Un día más. Un día cualquiera dentro de este caos que se nos ha venido encima. Me encuentro a cargo de ocho pacientes agudos. Todos han dado positivo en la PCR de este “Bicho” (lo llamo Bicho por qué no creo que se merezca otro nombre menos despectivo) o están pendiente del resultado, aunque tienen síntomas compatibles.
Tengo sobre mí la presión de vigilar monitores, frecuencias respiratorias, saturaciones de oxígeno, temperaturas y cualquier signo que nos indique empeoramiento de algún paciente.
Parece que la tarde transcurre tranquila, pero nunca debes pensar eso cuando trabajas en esto. Eso es lo primero que te enseñan cuando te metes en este mundo: Nunca, pero nunca, debes decir, pensar ni siquiera insinuar que el día va a ser tranquilo.
Observo como la saturación de un paciente que llevaba varios días con nosotros comienza a bajar. Intento recolocar el dedal que mide el oxígeno. Ajusto la mascarilla del respirador improvisado y mejorado para que no tenga fugas. No aumenta. El paciente se queda ausente.
- ¡Compañeras llamadme al médico! ¡Traedme un ambú! ¡Teodoro! ¡Teodoro! ¡¿Me escucha?!
Colocamos al paciente de lado, según algunas recomendaciones, y parece que comienza a remontar y a responder, pero no puede. El paciente no puede más. Lleva varios días luchando por respirar con una mascarilla que le oprime la cabeza para que se quede bien ajustada y le insufla aire oxigenado. Está agotado. La saturación de oxígeno no termina de subir.
- ¡Hay que intubar! -Nos indica el médico. - Pero mejor en la sala de Emergencias.
- ¿¡Qué medicación necesitas?! - Le pregunto a la intensivista que también se encuentra allí.
- ¡Compañeras llamar a la emergencia que vayan preparando la medicación!
Desconectamos rápidamente al paciente del monitor y ponemos rumbo a las Emergencias por un pasillo que parece eterno. Me duele el cuerpo del cansancio acumulado, pero una especie de calambre interior hace que mis piernas corran con el único pensamiento de que el paciente no se muera.
- Por favor, Teodoro, aguanta- No pienso nada más.
Según llegamos a la sala de Emergencias mi mente se pone en modo robot, supongo que la tensión no me deja tiempo para el miedo o la duda.
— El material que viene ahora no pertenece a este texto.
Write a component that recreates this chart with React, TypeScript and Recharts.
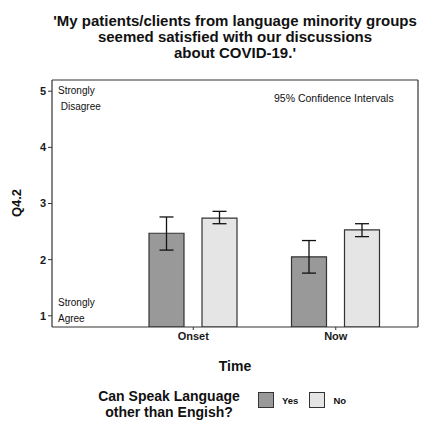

Un compañero asiste a la intensivista con el tubo y yo me dedico a la medicación.
- ¡Compañeras, necesito una batea con jeringas con suero! ¡¿Dónde está el propofol, el midazolam y el rocuronio?!
- ¡Monitor! ¡Tensión! ¡¿Cuánto satura?! - Pide la intensivista.
- ¡60% y bajando! - dice una de todas las voces que nos encontramos alrededor.
- ¡Propofol! ¡80 mg! - Me indica.
- ¡Puesto!
- ¡Repetid otros 80 mg!
- ¡Puestos otros 80 mg!
- ¡Vamos a ello! ¡Relajación!
- ¡Puesta! – Le indico.
- ¡Oh, mierda! No consigo verlo bien. (En estas situaciones nos permitimos hablar mal delante del paciente)
- ¡Espera, te ayudo en la colocación de la garganta! - Le digo mientras intento apretar el cricoides del paciente.
- ¡Ahora! ¡Sujetad el tubo! ¡Dadme oxígeno!
Miro el monitor del paciente y observo como sube la saturación. El ventilador comienza a ventilar sus pulmones y el color de su piel mejora.
Respiro profundo, salgo de ese trance mecánico en el que me encontraba sumida y miro a mi alrededor. Somos al menos cuatro enfermeros, cuatro auxiliares de enfermería y varios médicos. Cada uno ha aportado su grano de arena. Mientras yo estaba concentrada en la función de administrar fármacos, cada uno de ellos ha estado concentrado en otra función, incluida la de asistirme a mí con la medicación. Entre todos hemos conseguido que un paciente agotado de respirar por sí mismo, ventile y tenga una oportunidad.
Yo también respiro. Me tranquiliza observar una saturación de oxígeno de más del 95%. Miro al paciente y le digo para mi interior que lo hemos conseguido. Hemos conseguido llegar a la ayuda que tanto necesitaba y llevaba días pidiendo a gritos sin hablar. Ahora le queda una lucha en la UCI dónde deberá ganar al “Bicho”.
21:45h. Hoy ha sido un día más, y, por lo tanto, un día menos. Juntos podremos vencer.